Hoy, la sociedad española está de acuerdo: el 82% de la población considera que la emergencia climática es un asunto que constituye una grave emergencia real y que requiere medidas urgentes para evitar sus consecuencias (Metroscopia, 2023). Pero éstas son ya visibles, y navegamos entre la impotencia, el retardismo, o la ecoansiedad desde hace años. Los seres humanos hemos creído poder vivir por encima, incluso por fuera, del mundo natural al que pertenecemos, y nadamos entre preguntas que, si bien resultan simples en su raíz, buscan atajar una complejidad sistémica: ¿cómo hemos llegado a esto? Si la idea de progreso en Europa históricamente se hubiera relacionado con la proliferación de suelos fértiles, con diálogos urbano-rurales sostenibles, o con los cuidados interpersonales, por ejemplo, ¿cómo sería hoy nuestra cotidianeidad?, ¿y nuestros sistemas alimentarios? ¿Estaría el éxito social asociado al grado de conexión con la naturaleza, a vivir bajo diseños regenerativos -como los de la economía donut, o a contar con redes de apoyo mutuo? Conocemos bien los impactos de nuestros modos de vida, ¿qué necesitamos para reintegrar nuestro metabolismo humano, nuestra economía, en el funcionamiento de los ecosistemas de manera justa y armónica?
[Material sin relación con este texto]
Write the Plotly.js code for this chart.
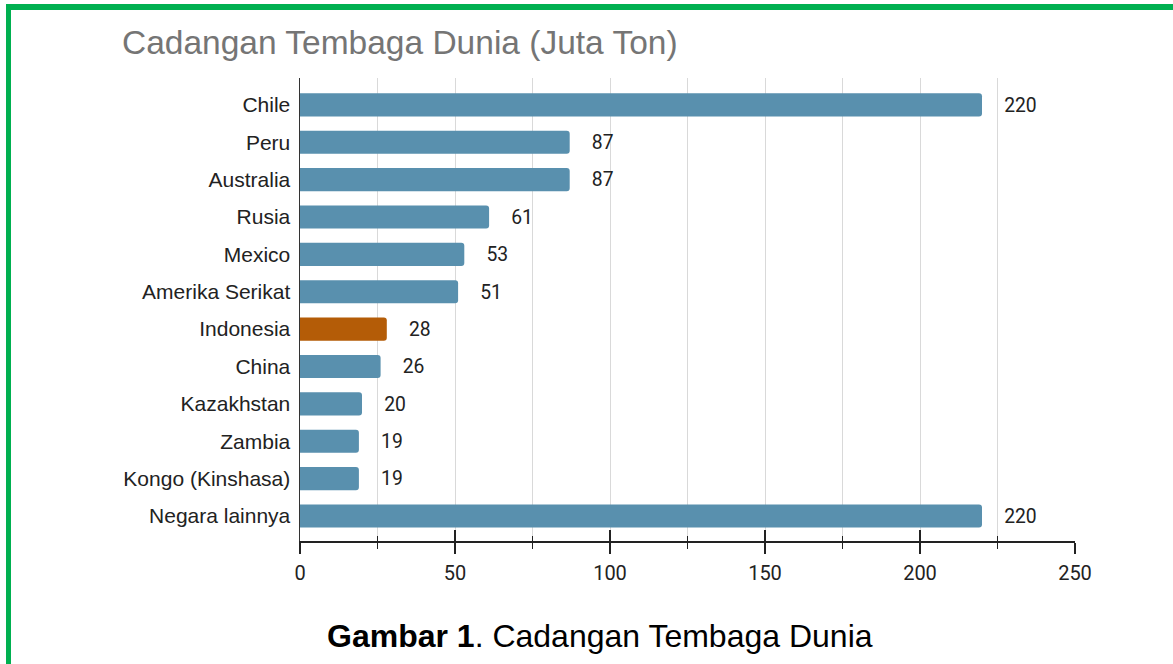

Transitar una transición ecosocial justa ahora requiere volver a aterrizar- es decir, “posarse, tras una maniobra de descenso, sobre tierra firme”- y recomponer así nuestra relación con la naturaleza. Impulsando culturas del entramado, en las que los seres humanos recordamos que somos ecodependientes (dependemos de la tierra y la biodiversidad) e interdependientes (dependemos de los demás), y replanteamos nuestro lugar en la trama de la vida. Pienso en culturas, porque habrá que confiar en nuevos paradigmas, creencias, comportamientos compartidos orientados al Buen Vivir (como expresan en América Latina), basados en la esperanza activa y la biofilia (ese sentimiento de conexión con otros seres vivos). Y en plural, porque serán diversas las estrategias de descenso. Siendo necesarias tanto medidas de apoyo hacia aquellas que ya están en marcha, como voluntad política para ubicar la “sostenibilidad de la vida” como prioridad. Porque el siglo XXI, dice Jorge Riechmann, es el de la Gran Prueba.
Miro a mi alrededor. Aquel hombre y su café ya no están. Termino el mío de un sorbo y me hago una última pregunta, ¿será posible este cambio de rumbo? No lo sé. Pero no dudo que valdrá la pena (o la alegría) haberlo intentado.